NEW YORK AND BETHESDA, MD. — New York-based Annaly Capital Management Inc. (NYSE: NLY) has agreed to acquire Bethesda-based real estate investment trust MTGE Investment Corp. (NASDAQ: MTGE) for $900 million in cash and stock.
The transaction values healthcare real estate specialist MTGE at $19.65 per share. Under the deal, MTGE shareholders will have the option to receive cash, stock or a combination of the two. In addition, Annaly will assume the existing $55 million in MTGE preferred stock. The transaction is expected to close in the third quarter.

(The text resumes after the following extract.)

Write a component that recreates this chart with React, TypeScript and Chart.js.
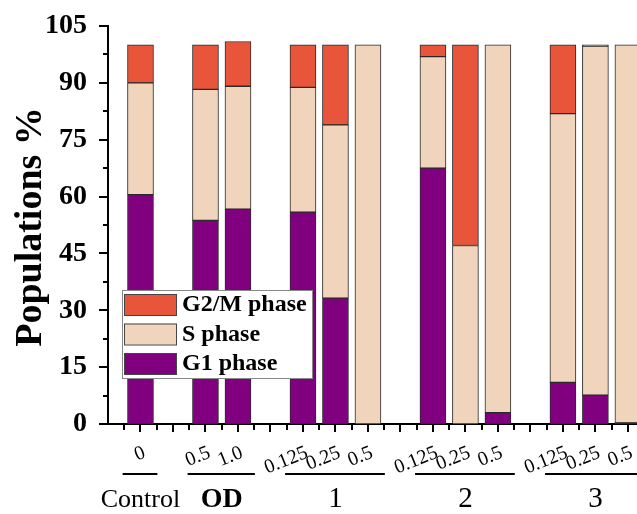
import React, { useEffect, useRef } from 'react';
import { Chart, registerables } from 'chart.js';

Chart.register(...registerables);

// ---- data ----
const slots = [1, 3, 4, 6, 7, 8, 10, 11, 12, 14, 15, 16];
const tickLabels = ['0', '0.5', '1.0', '0.125', '0.25', '0.5', '0.125', '0.25', '0.5', '0.125', '0.25', '0.5'];
const g1Values = [60.5, 53.7, 56.7, 55.9, 33.2, 0, 67.5, 0, 3.0, 11.0, 7.6, 0.3];
const sValues = [29.5, 34.6, 32.4, 32.9, 45.7, 100, 29.4, 47.1, 97.0, 70.9, 92.1, 99.7];
const g2Values = [10.0, 11.7, 11.8, 11.2, 21.1, 0, 3.1, 52.9, 0, 18.1, 0.3, 0];
const seriesNames = ['G1 phase', 'S phase', 'G2/M phase'];
const groupLabels = ['Control', 'OD', '1', '2', '3'];
const groupFirstSlot = [1, 3, 6, 10, 14];
const groupLastSlot = [1, 4, 8, 12, 16];
const yTitle = 'Populations %';
const yMax = 105;
const yStep = 15;

const FONT = "'Liberation Serif', 'Times New Roman', serif";
const COLORS = ['#800080', '#F0D5BC', '#E8553A'];

const decor = {
  id: 'decor',
  afterDraw(chart: any) {
    const { ctx, chartArea } = chart;
    const x = chart.scales.x;
    const y = chart.scales.y;
    ctx.save();
    ctx.strokeStyle = '#000';
    ctx.lineWidth = 2;
    // y ticks (major + minor)
    for (let k = 0; k * (yStep / 2) <= yMax + 0.001; k++) {
      const v = k * (yStep / 2);
      const py = Math.round(y.getPixelForValue(v));
      const len = k % 2 === 0 ? 9 : 5;
      ctx.beginPath();
      ctx.moveTo(chartArea.left - len, py);
      ctx.lineTo(chartArea.left, py);
      ctx.stroke();
    }
    // x ticks (major at integers, minor at halves)
    for (let k = 1; ; k++) {
      const v = k * 0.5;
      const px = Math.round(x.getPixelForValue(v));
      if (px > chartArea.right) break;
      const len = k % 2 === 0 ? 8 : 6;
      ctx.beginPath();
      ctx.moveTo(px, chartArea.bottom);
      ctx.lineTo(px, chartArea.bottom + len);
      ctx.stroke();
    }
    // y axis title
    ctx.save();
    ctx.translate(31, (chartArea.top + chartArea.bottom) / 2 + 2);
    ctx.rotate(-Math.PI / 2);
    ctx.font = `bold 38px ${FONT}`;
    ctx.fillStyle = '#000';
    ctx.textAlign = 'center';
    ctx.textBaseline = 'middle';
    ctx.fillText(yTitle, 0, 0);
    ctx.restore();
    // group lines and labels
    const slotPx = x.getPixelForValue(1) - x.getPixelForValue(0);
    groupLabels.forEach((lab, i) => {
      const a = x.getPixelForValue(groupFirstSlot[i]) - 0.55 * slotPx;
      const b = x.getPixelForValue(groupLastSlot[i]) + 0.52 * slotPx;
      ctx.strokeStyle = '#000';
      ctx.lineWidth = 2;
      ctx.beginPath();
      ctx.moveTo(a, 474);
      ctx.lineTo(b, 474);
      ctx.stroke();
      const cx = (x.getPixelForValue(groupFirstSlot[i]) + x.getPixelForValue(groupLastSlot[i])) / 2;
      let font = `29px ${FONT}`;
      if (lab === 'Control') font = `26px ${FONT}`;
      if (lab === 'OD') font = `bold 28px ${FONT}`;
      ctx.font = font;
      ctx.fillStyle = '#000';
      ctx.textAlign = 'center';
      ctx.textBaseline = 'alphabetic';
      ctx.fillText(lab, cx, 507);
    });
    // legend
    const lx = 122, ly = 290, lw = 190, lh = 88;
    ctx.fillStyle = '#fff';
    ctx.fillRect(lx, ly, lw, lh);
    ctx.strokeStyle = '#888';
    ctx.lineWidth = 1;
    ctx.strokeRect(lx + 0.5, ly + 0.5, lw, lh);
    const order = [2, 1, 0];
    order.forEach((si, row) => {
      const sy = ly + 4 + row * 29.5;
      ctx.fillStyle = COLORS[si];
      ctx.fillRect(lx + 2, sy, 52, 21);
      ctx.strokeStyle = '#444';
      ctx.lineWidth = 1;
      ctx.strokeRect(lx + 2.5, sy + 0.5, 52, 21);
      ctx.fillStyle = '#000';
      ctx.font = `bold 24px ${FONT}`;
      ctx.textAlign = 'left';
      ctx.textBaseline = 'middle';
      ctx.fillText(seriesNames[si], lx + 60, sy + 11);
    });
    ctx.restore();
  },
};

export default function App() {
  const ref = useRef<HTMLCanvasElement | null>(null);
  useEffect(() => {
    if (!ref.current) return;
    const mk = (vals: number[], i: number) => ({
      label: seriesNames[i],
      data: slots.map((s, j) => ({ x: s, y: vals[j] })),
      backgroundColor: COLORS[i],
      borderColor: '#2a2a2a',
      borderWidth: 1,
      borderSkipped: false,
      barThickness: 26,
    });
    const chart = new Chart(ref.current, {
      type: 'bar',
      data: { datasets: [mk(g1Values, 0), mk(sValues, 1), mk(g2Values, 2)] as any },
      options: {
        animation: false,
        responsive: false,
        devicePixelRatio: 1,
        layout: { padding: { top: 26, left: 0, right: 0, bottom: 0 } },
        plugins: { legend: { display: false }, tooltip: { enabled: false } },
        scales: {
          x: {
            type: 'linear',
            stacked: true,
            offset: false,
            min: 0,
            max: 16.28,
            grid: { display: false, offset: false },
            border: { display: true, color: '#000', width: 2 },
            afterBuildTicks: (s: any) => {
              s.ticks = slots.map((v) => ({ value: v }));
            },
            ticks: {
              autoSkip: false,
              minRotation: 22,
              maxRotation: 22,
              padding: 9,
              labelOffset: 4,
              color: '#000',
              font: { family: FONT, size: 20 },
              callback: (_v: any, i: number) => tickLabels[i],
            },
            afterFit: (s: any) => {
              s.height = 90;
              s.paddingLeft = 0;
              s.paddingRight = 0;
            },
          } as any,
          y: {
            stacked: true,
            min: 0,
            max: yMax,
            grid: { display: false },
            border: { display: true, color: '#000', width: 2 },
            ticks: {
              stepSize: yStep,
              padding: 13,
              color: '#000',
              font: { family: FONT, size: 28, weight: 'bold' },
            },
            afterFit: (s: any) => {
              s.width = 108;
              s.paddingTop = 0;
              s.paddingBottom = 0;
            },
          } as any,
        },
      },
      plugins: [decor],
    });
    return () => chart.destroy();
  }, []);
  return (
    <div style={{ position: 'fixed', left: 0, top: 0, width: 637, height: 514, background: '#fff' }}>
      <canvas ref={ref} width={637} height={514} style={{ display: 'block' }} />
    </div>
  );
}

“The acquisition of MTGE adds complementary assets, deepens the breadth of our investment alternatives, is accretive to earnings and provides immediate cost savings and efficiencies to shareholders,” says Kevin Keyes, chairman, CEO and president of Annaly.
MTGE invests in and manages a portfolio of mortgage-backed securities and investments in triple net leased healthcare real estate. The company is externally managed and advised by MTGE Management LLC, an affiliate of AGNC Investment Corp. As of Dec. 31, MTGE’s portfolio included $6.6 billion in assets.
With approximately $104.3 billion in assets as of March 31, Annaly’s portfolio includes securities, loans and equity in the residential and commercial markets. The transaction marks Annaly’s third acquisition since 2013, bringing the company’s pro-forma equity base to more than $14 billion.
Wells Fargo Securities LLC and Sandler O’Neill + Partners LP served as financial advisors to Annaly, and Wachtell, Lipton, Rosen & Katz served as legal counsel. Barclays Capital Inc. served as financial advisor to MTGE Special Committee, and Cooley LLP served as legal counsel.
MTGE’s stock price closed at $17.95 per share on Wednesday, May 2, up from $17.90 per share a year ago.
Annaly’s stock price closed at $10.30 per share on Wednesday, May 2, down from $11.53 a year prior.